# Task brief
Copy every line that contains the string "this" from the entries below.

# Dataset records
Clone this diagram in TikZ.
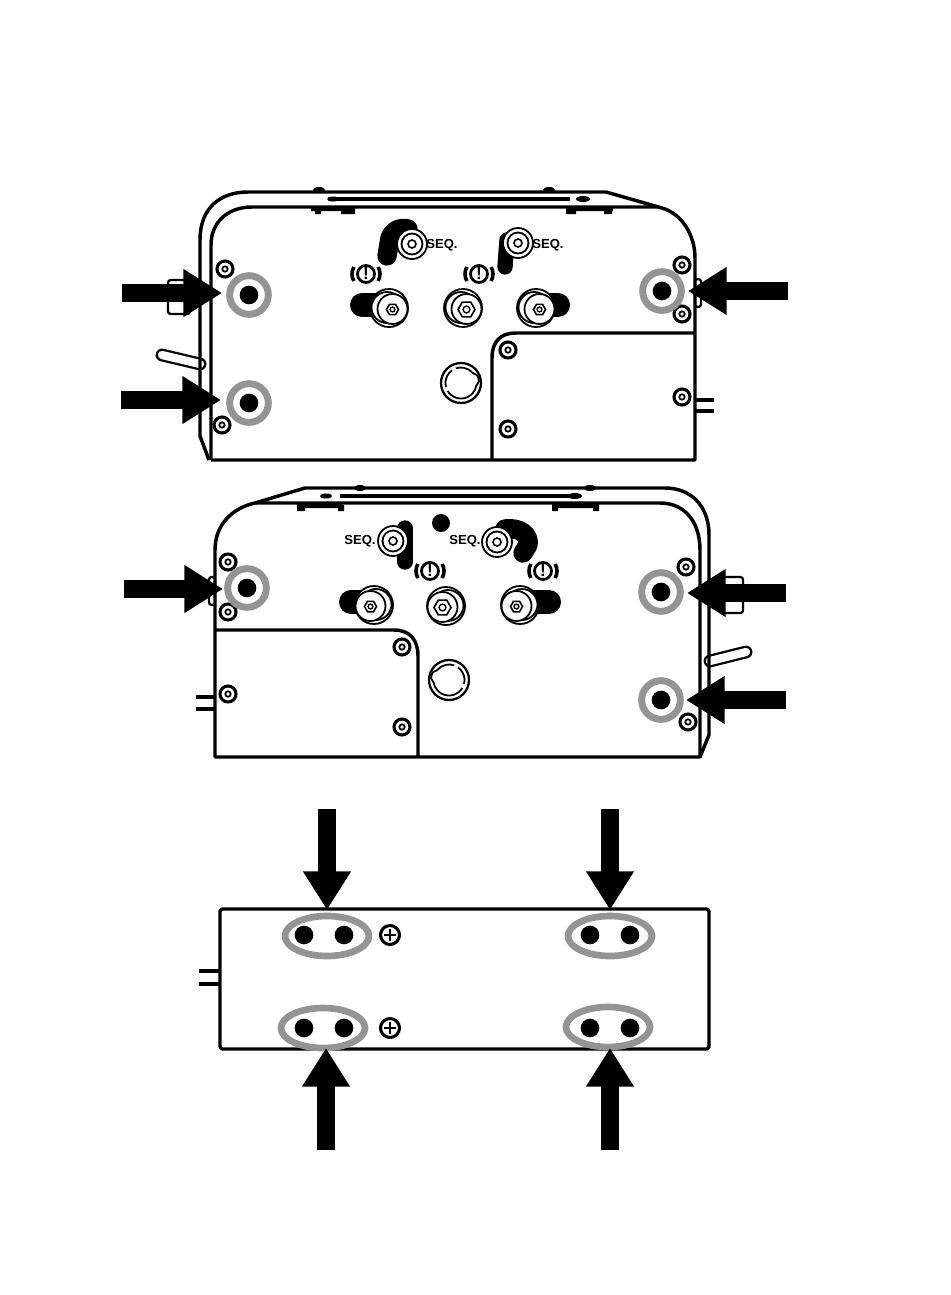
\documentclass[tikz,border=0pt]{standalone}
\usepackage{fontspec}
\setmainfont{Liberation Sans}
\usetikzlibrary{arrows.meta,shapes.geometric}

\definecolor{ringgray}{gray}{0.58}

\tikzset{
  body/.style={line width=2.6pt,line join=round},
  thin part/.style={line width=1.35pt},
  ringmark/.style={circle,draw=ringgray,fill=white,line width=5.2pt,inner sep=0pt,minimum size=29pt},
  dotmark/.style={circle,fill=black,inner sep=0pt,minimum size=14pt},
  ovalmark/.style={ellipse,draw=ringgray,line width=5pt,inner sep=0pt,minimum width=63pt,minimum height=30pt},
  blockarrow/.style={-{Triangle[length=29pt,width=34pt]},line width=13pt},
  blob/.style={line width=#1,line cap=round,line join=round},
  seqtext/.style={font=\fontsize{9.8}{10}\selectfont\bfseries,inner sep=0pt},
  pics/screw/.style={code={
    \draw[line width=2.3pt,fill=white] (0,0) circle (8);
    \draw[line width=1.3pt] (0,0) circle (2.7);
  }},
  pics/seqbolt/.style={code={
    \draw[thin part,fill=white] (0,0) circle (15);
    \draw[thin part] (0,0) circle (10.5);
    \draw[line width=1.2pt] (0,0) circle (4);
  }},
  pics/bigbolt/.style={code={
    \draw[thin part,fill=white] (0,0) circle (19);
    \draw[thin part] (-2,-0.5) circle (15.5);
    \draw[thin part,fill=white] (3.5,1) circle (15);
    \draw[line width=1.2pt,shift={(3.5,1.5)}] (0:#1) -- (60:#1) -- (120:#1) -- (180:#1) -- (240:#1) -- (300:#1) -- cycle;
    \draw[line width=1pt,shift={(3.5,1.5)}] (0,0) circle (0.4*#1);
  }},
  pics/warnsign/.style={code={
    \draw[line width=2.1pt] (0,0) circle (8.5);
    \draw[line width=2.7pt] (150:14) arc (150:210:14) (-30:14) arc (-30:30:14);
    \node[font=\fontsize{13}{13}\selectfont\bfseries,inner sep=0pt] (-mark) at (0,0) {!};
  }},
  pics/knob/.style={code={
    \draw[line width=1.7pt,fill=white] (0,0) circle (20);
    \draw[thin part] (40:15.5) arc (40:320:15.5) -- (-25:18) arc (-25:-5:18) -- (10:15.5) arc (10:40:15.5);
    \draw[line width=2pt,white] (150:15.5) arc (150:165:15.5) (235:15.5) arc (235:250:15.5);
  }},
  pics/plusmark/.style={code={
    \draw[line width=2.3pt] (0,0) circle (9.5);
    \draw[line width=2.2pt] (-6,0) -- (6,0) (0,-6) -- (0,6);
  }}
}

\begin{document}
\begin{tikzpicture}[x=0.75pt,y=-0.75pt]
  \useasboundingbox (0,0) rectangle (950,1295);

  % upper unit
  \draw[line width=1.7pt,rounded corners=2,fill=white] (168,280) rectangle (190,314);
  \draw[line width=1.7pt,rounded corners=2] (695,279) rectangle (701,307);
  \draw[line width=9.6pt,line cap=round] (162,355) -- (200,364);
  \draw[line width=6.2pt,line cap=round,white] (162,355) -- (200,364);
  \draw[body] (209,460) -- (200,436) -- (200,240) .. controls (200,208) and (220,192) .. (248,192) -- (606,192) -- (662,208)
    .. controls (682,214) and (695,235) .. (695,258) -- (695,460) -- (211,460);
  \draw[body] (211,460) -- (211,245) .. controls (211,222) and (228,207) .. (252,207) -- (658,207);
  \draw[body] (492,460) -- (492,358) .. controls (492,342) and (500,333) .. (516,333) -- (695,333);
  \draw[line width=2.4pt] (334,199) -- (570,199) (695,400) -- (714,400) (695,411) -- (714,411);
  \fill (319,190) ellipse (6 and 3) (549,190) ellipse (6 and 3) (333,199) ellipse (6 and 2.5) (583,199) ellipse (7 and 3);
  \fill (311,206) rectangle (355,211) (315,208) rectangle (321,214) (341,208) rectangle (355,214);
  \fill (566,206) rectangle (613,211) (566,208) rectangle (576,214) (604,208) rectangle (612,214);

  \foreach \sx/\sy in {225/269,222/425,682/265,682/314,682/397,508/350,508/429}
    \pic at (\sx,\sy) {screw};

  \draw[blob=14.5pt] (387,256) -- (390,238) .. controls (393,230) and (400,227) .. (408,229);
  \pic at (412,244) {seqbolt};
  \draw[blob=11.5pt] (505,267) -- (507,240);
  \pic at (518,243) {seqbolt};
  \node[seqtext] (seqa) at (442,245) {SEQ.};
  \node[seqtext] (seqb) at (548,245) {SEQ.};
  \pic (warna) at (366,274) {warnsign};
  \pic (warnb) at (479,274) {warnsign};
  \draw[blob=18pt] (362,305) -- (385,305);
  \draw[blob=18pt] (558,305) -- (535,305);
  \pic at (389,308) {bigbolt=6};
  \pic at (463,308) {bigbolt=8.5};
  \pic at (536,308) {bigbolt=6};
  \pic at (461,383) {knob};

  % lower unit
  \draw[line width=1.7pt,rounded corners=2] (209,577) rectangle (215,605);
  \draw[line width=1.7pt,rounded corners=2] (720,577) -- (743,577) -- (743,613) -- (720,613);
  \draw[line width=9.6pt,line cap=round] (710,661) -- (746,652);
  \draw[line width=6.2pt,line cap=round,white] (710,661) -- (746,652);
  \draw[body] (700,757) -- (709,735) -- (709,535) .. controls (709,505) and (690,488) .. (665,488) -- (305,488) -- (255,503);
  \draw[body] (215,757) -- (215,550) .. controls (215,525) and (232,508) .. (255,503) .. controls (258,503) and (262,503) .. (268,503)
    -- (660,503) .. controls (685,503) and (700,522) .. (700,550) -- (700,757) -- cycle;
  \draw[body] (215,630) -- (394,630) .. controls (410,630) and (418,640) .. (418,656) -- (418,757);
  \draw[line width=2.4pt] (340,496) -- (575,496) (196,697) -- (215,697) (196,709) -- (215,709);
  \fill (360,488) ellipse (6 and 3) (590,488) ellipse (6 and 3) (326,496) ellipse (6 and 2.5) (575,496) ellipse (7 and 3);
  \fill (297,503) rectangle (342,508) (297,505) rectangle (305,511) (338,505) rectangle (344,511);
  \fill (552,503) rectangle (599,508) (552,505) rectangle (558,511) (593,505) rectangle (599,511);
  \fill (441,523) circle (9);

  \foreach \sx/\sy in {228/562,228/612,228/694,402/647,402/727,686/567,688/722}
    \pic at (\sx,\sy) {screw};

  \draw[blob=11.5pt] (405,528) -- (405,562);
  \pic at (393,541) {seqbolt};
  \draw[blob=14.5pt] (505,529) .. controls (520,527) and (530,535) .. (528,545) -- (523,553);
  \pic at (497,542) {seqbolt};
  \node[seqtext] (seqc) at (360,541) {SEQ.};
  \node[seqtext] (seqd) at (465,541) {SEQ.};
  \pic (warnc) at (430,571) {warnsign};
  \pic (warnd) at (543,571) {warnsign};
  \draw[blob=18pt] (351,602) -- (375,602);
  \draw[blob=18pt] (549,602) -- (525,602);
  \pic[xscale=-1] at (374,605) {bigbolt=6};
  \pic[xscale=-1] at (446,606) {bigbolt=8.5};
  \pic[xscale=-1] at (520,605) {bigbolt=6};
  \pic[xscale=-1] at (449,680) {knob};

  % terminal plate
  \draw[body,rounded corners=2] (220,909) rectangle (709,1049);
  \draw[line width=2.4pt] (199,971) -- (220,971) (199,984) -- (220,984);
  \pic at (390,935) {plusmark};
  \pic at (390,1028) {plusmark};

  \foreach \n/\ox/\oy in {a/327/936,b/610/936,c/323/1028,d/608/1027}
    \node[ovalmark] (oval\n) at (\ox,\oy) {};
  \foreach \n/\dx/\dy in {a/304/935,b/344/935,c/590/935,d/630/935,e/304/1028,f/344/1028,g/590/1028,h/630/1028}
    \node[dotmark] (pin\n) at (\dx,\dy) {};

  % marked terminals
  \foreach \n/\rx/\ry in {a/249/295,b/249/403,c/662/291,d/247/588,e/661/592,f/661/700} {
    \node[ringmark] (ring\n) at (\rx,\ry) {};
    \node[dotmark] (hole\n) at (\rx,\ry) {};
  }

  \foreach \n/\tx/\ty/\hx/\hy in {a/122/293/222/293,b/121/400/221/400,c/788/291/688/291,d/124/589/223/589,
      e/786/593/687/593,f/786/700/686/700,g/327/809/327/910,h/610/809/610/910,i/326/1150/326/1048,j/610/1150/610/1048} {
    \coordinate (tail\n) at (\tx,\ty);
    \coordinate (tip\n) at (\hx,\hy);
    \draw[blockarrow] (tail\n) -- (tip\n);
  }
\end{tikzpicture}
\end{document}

* * *

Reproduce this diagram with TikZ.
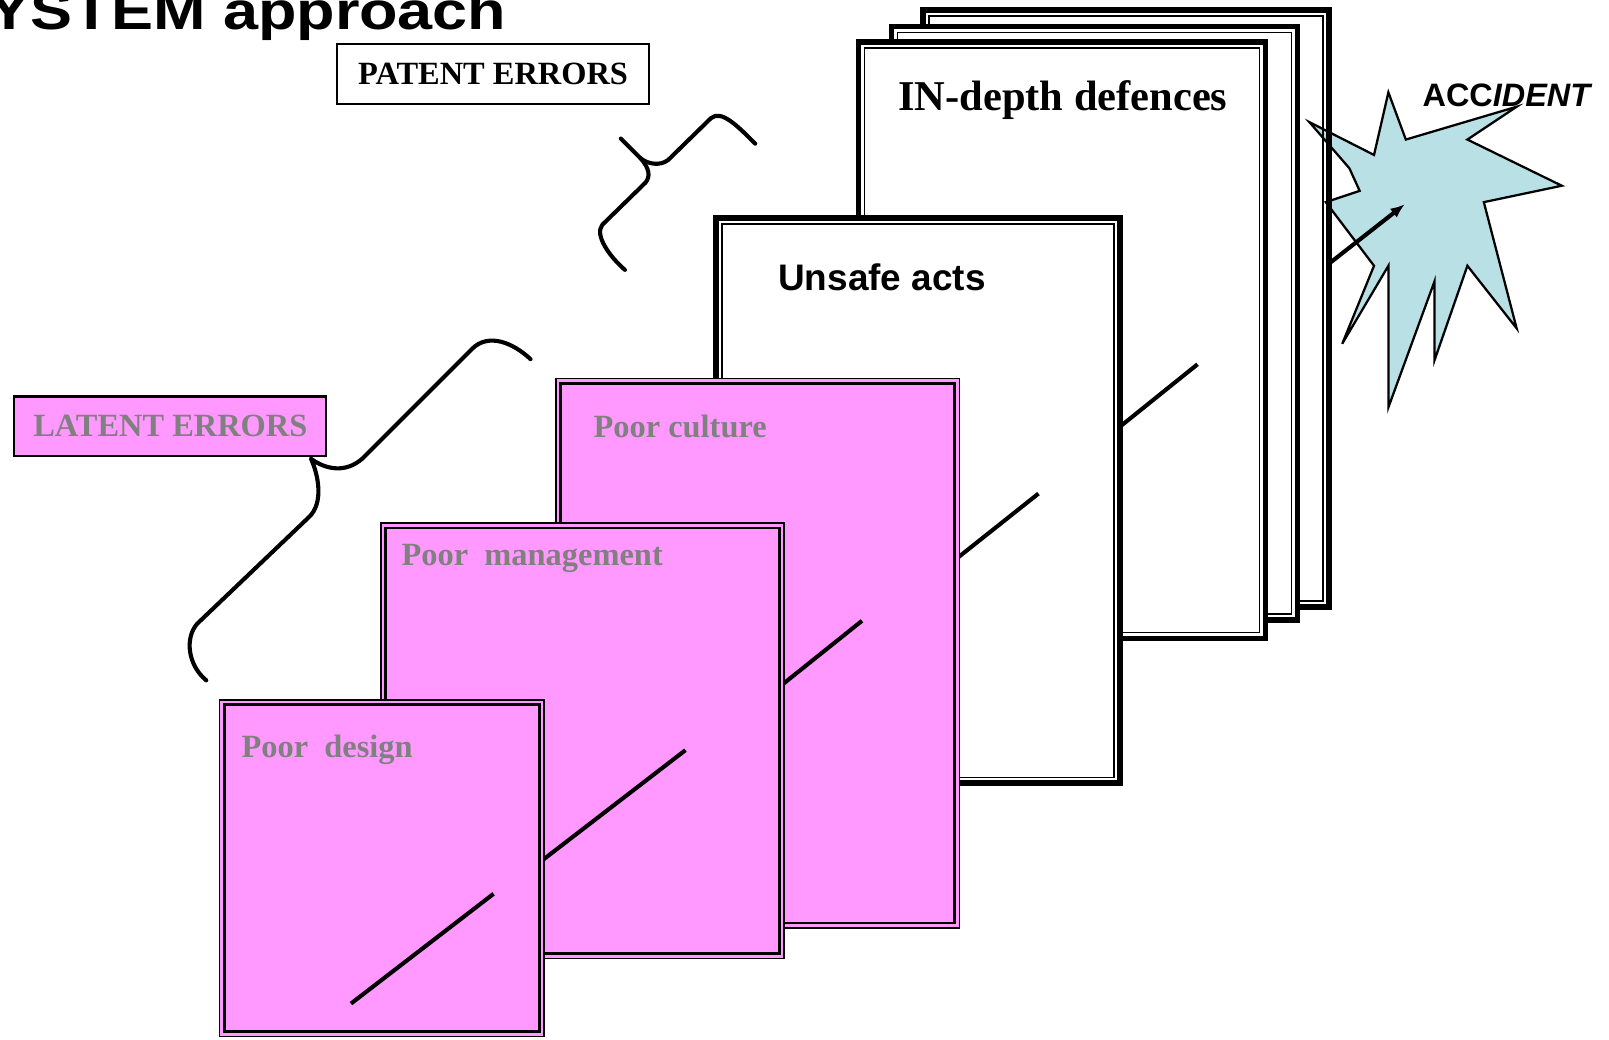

# Exercise solution
Clone this diagram in TikZ.
Reproduce this diagram with TikZ.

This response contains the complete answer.